Topic A: Sustainable Transportation
As the world’s population continues to grow, the need for improved forms of transportation and transit increases. Access to transportation is vital for providing opportunities to jobs and schools, moving goods and people, and generating tax revenue. Furthermore, the utilization of sustainable forms of transportation is imperative for responsible growth and development. In 2011, the United Nations Environment Programme (UNEP) emphasized the need for sustainable transportation as well as the ways in which this goal could be achieved through processes like emissions reduction and energy efficiency. At the 2016 Global Sustainable Transport Conference, the UN further emphasized that by 2050, the number of vehicles on the road will reach approximately 2 billion, but the efforts to increase efficiency will not match the negative environmental impact of this growth. With inefficiency like this, transportation worldwide becomes not only a problem for individuals, but a problem for the environment, with inefficient carbon emissions contributing to a rapidly changing climate. The need for sustainable transportation also impacts the potential for success of the Sustainable Development Goals (SDGs) relating to poverty, agricultural productivity, economic productivity, and others. Action by the UNEP and other environmental organizations in improving current modes of transportation to be more sustainable is vital for achieving the SDGs and protecting the environment from further harm. Without these efforts, emissions from current forms of transportation will result in further atmospheric degradation and ecological damage.

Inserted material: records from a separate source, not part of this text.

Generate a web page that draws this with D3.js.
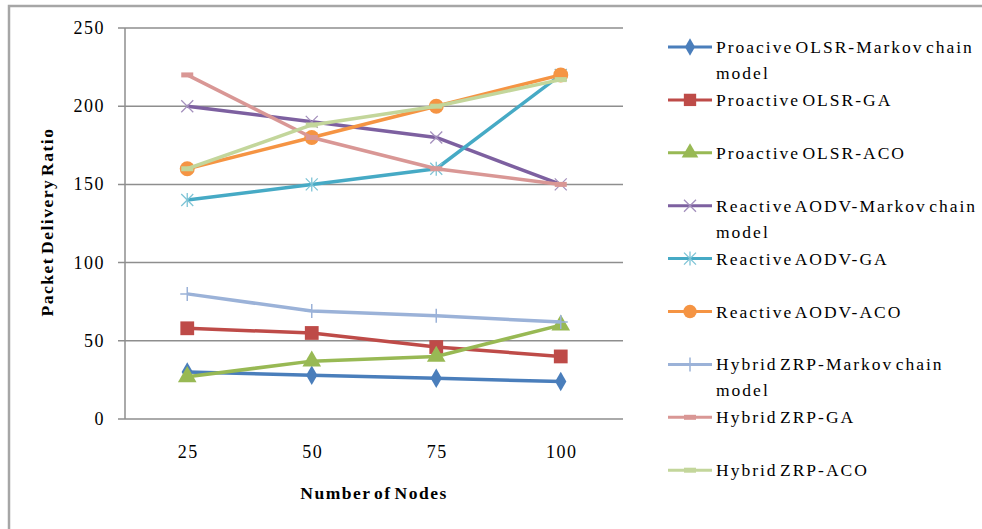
<!DOCTYPE html>
<html>
<head>
<meta charset="UTF-8">
<title>Packet Delivery Ratio</title>
<script src="https://d3js.org/d3.v7.min.js"></script>
<style>
  body { margin: 0; background: #fff; }
  text { font-family: "Liberation Serif", "Times New Roman", serif; fill: #000; }
</style>
</head>
<body>
<svg id="chart"></svg>
<script>
const nodes = [25, 50, 75, 100];
const yTicks = [0, 50, 100, 150, 200, 250];

const seriesNames = [
  "Proacive OLSR-Markov chain model",
  "Proactive OLSR-GA",
  "Proactive OLSR-ACO",
  "Reactive AODV-Markov chain model",
  "Reactive AODV-GA",
  "Reactive AODV-ACO",
  "Hybrid ZRP-Markov chain model",
  "Hybrid ZRP-GA",
  "Hybrid ZRP-ACO"
];

const olsrMarkov = [30, 28, 26, 24];
const olsrGA = [58, 55, 46, 40];
const olsrACO = [27, 37, 40, 60];
const aodvMarkov = [200, 190, 180, 150];
const aodvGA = [140, 150, 160, 220];
const aodvACO = [160, 180, 200, 220];
const zrpMarkov = [80, 69, 66, 62];
const zrpGA = [220, 180, 160, 150];
const zrpACO = [160, 188, 200, 217];

const seriesValues = [olsrMarkov, olsrGA, olsrACO, aodvMarkov, aodvGA, aodvACO, zrpMarkov, zrpGA, zrpACO];
const colors = ["#4a7ebb", "#be4b48", "#98b954", "#7d60a0", "#46aac5", "#f59443", "#9bb2d8", "#d99795", "#c3d69b"];
const markers = ["diamond", "square", "triangle", "x", "star", "circle", "plus", "dash", "dash"];

const W = 982, H = 529;
const plot = {left: 125, right: 623, top: 28, bottom: 419};

const svg = d3.select("#chart").attr("width", W).attr("height", H);

// outer frame
svg.append("rect")
  .attr("x", 9).attr("y", 6).attr("width", 1000).attr("height", 600)
  .attr("fill", "none").attr("stroke", "#a6a6a6").attr("stroke-width", 2.5);

const x = d3.scalePoint().domain(nodes).range([plot.left, plot.right]).padding(0.5);
const y = d3.scaleLinear().domain([0, 250]).range([plot.bottom, plot.top]);

// gridlines
svg.append("g").selectAll("line")
  .data(yTicks)
  .join("line")
  .attr("x1", plot.left - 7).attr("x2", plot.right)
  .attr("y1", d => y(d)).attr("y2", d => y(d))
  .attr("stroke", "#8e8e8e").attr("stroke-width", 1.5);

svg.append("line")
  .attr("x1", plot.left).attr("x2", plot.left)
  .attr("y1", plot.top).attr("y2", plot.bottom)
  .attr("stroke", "#8e8e8e").attr("stroke-width", 1.5);

// y tick labels
svg.append("g").selectAll("text")
  .data(yTicks)
  .join("text")
  .attr("x", 105).attr("y", d => y(d) + 6)
  .attr("text-anchor", "end")
  .attr("font-size", "18px")
  .attr("letter-spacing", "1.5px")
  .text(d => d);

// x tick labels
svg.append("g").selectAll("text")
  .data(nodes)
  .join("text")
  .attr("x", d => x(d) + 1).attr("y", 458)
  .attr("text-anchor", "middle")
  .attr("font-size", "18px")
  .attr("letter-spacing", "1.5px")
  .text(d => d);

// axis titles
svg.append("text")
  .attr("x", 374).attr("y", 499)
  .attr("text-anchor", "middle")
  .attr("font-size", "17.5px").attr("font-weight", "bold")
  .attr("letter-spacing", "1.5px").attr("word-spacing", "-3px")
  .text("Number of Nodes");

svg.append("text")
  .attr("transform", "translate(53,222) rotate(-90)")
  .attr("text-anchor", "middle")
  .attr("font-size", "17.5px").attr("font-weight", "bold")
  .attr("letter-spacing", "1.5px").attr("word-spacing", "-3px")
  .text("Packet Delivery Ratio");

function drawMarker(g, type, color, big) {
  const s = big ? 1 : 0.8;
  if (type === "diamond") {
    g.append("path").attr("d", d3.symbol(d3.symbolDiamond, 110 * s)()).attr("fill", color);
  } else if (type === "square") {
    g.append("path").attr("d", d3.symbol(d3.symbolSquare, 190 * s)()).attr("fill", color);
  } else if (type === "triangle") {
    g.append("path").attr("d", d3.symbol(d3.symbolTriangle, 150 * s)()).attr("fill", color);
  } else if (type === "circle") {
    g.append("circle").attr("r", 7.5 * Math.sqrt(s)).attr("fill", color);
  } else if (type === "x" || type === "star") {
    const r = 6;
    const lc = d3.interpolateRgb(color, "#ffffff")(0.3);
    g.append("path").attr("d", `M${-r},${-r}L${r},${r}M${-r},${r}L${r},${-r}`)
      .attr("stroke", lc).attr("stroke-width", 1.3).attr("fill", "none");
    if (type === "star") {
      g.append("path").attr("d", `M0,${-r - 1}L0,${r + 1}`)
        .attr("stroke", lc).attr("stroke-width", 1.3);
    }
  } else if (type === "plus") {
    const r = 7;
    g.append("path").attr("d", `M${-r},0L${r},0M0,${-r}L0,${r}`)
      .attr("stroke", color).attr("stroke-width", 1.5).attr("fill", "none");
  } else if (type === "dash") {
    g.append("rect").attr("x", -6).attr("y", -2.5).attr("width", 12).attr("height", 5)
      .attr("fill", color);
  }
}

const line = d3.line().x((d, i) => x(nodes[i])).y(d => y(d));

seriesValues.forEach((vals, k) => {
  const g = svg.append("g");
  g.append("path")
    .datum(vals)
    .attr("d", line)
    .attr("fill", "none")
    .attr("stroke", colors[k])
    .attr("stroke-width", 3.5)
    .attr("stroke-linejoin", "round");
  vals.forEach((v, i) => {
    const m = g.append("g").attr("transform", `translate(${x(nodes[i])},${y(v)})`);
    drawMarker(m, markers[k], colors[k], true);
  });
});

// legend
const legend = svg.append("g");
seriesNames.forEach((name, k) => {
  const ly = 47 + k * 52.9;
  legend.append("line")
    .attr("x1", 668).attr("x2", 712).attr("y1", ly).attr("y2", ly)
    .attr("stroke", colors[k]).attr("stroke-width", 3);
  const m = legend.append("g").attr("transform", `translate(690,${ly})`);
  drawMarker(m, markers[k], colors[k], false);

  const words = name.split(" ");
  const lines = [];
  let cur = "";
  words.forEach(w => {
    const t = cur ? cur + " " + w : w;
    if (t.length > 26) { lines.push(cur); cur = w; } else { cur = t; }
  });
  lines.push(cur);
  lines.forEach((ln, j) => {
    legend.append("text")
      .attr("x", 716).attr("y", ly + 6 + j * 26)
      .attr("font-size", "17.5px")
      .attr("letter-spacing", "2px")
      .attr("word-spacing", "-4px")
      .text(ln);
  });
});
</script>
</body>
</html>
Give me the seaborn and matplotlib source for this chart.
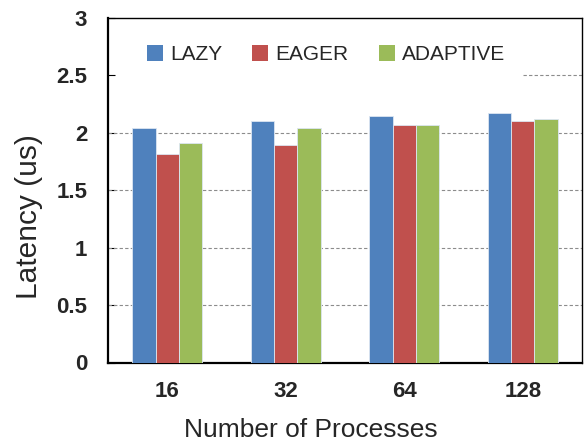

Topic B: The Environmental Impact of Refugee Camps
As natural disasters and political crises continue to displace people, refugee camps are evolving to better suit the needs of those in dire conditions. One of the most crucial aspects of a camp involves the camp’s level of sustainability. Environmental standards tend to be less of a priority for a refugee camp, as its primary goal is to attend to pressing humanitarian needs. This makes it difficult to reduce the amount of waste produced by a camp’s inhabitants and workers. Environmental risk factors include the potential for soil erosion, air pollution, wildlife destruction, and deforestation. In 1995, the Office of the United Nations High Commissioner for Refugees (UNHCR) published the “Environmental Guidelines,” establishing environmental policies and natural resource management standards for refugee crisis situations. The Guidelines stressed four major principles: integration, prevention before cure, cost-effectiveness, and local participation. A joint effort between the UNHCR and the non-governmental organization CARE International created the ‘FRAMEwork’ toolkit to be used in assessment, evaluation, and monitoring of the environment in refugee situations. As the average time of displacement edges towards 20 years, it becomes more pressing to create strategically-designed camps that can best tend to the populations that they primarily serve.